BERGMANN: Jawohl, das ist geschehen. Es handelt sich um ein Faktum, um die Himmelfahrt.

H.: Nun hat Hans Schomerus, wohl kein »moderner« Theologe, geschrieben: »Abgesehen von dem primitiven Kommunismus denkt ja niemand daran, die Himmelfahrt Christi räumlich aufzufassen.« Sie tun es doch aber?

BERGMANN: Nein! Was ist denn Himmelfahrt? Himmelfahrt ist die Beendigung des Erdenweges Jesu. Himmelfahrt ist die Rückkehr aus der raumzeitlichen in die unsichtbare Wirklichkeit, in die Dimension, aus der er gekommen ist.

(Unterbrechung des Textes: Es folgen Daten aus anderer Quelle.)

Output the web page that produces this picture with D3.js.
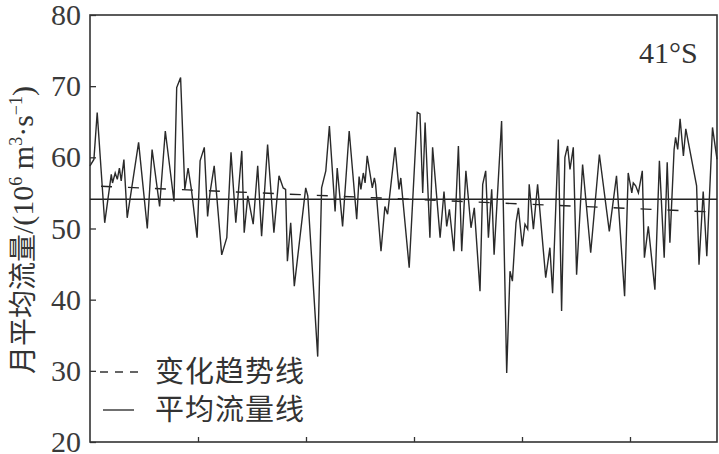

Dabei muß man allerdings wissen, daß die unsichtbare Wirklichkeit nicht neben, nicht unter, nicht über der sichtbaren Wirklichkeit liegt, sondern in der sichtbaren Wirklichkeit, so daß sie miteinander verwoben sind.

H.: Wenn ich Sie richtig verstehe, dann ist also Jesus vor den Augen seiner Jünger verschwunden, aber er ist nicht »aufgefahren gen Himmel«, wie es im Apostolischen Glaubensbekenntnis heißt und wie es viele Jahrhunderte lang alle Christen glaubten und wie es Konfirmanden noch heute lernen?

BERGMANN: Die Frage nach der Himmelfahrt ist keine Frage nach den einzelnen Zentimetern, sondern - wie ich betonte - der Wechsel von der sichtbaren in die unsichtbare Wirklichkeit. Ich möchte glauben, daß Jesus Christus seinen Jüngern in ihrem Verständnis entgegenkam, als er vor ihnen verschwand. Ein Akt der Wahrnehmung ist die Himmelfahrt gewesen. Aber ob er nun drei Meter brauchte, um zu verschwinden, oder ob er gleich im Augenblick entschwand - das ist nicht entscheidend. Entscheidend ist, daß dieses Ereignis stattgefunden hat.

* Soteriologie = Lehre vom Erlösungswerk Jesu Christi.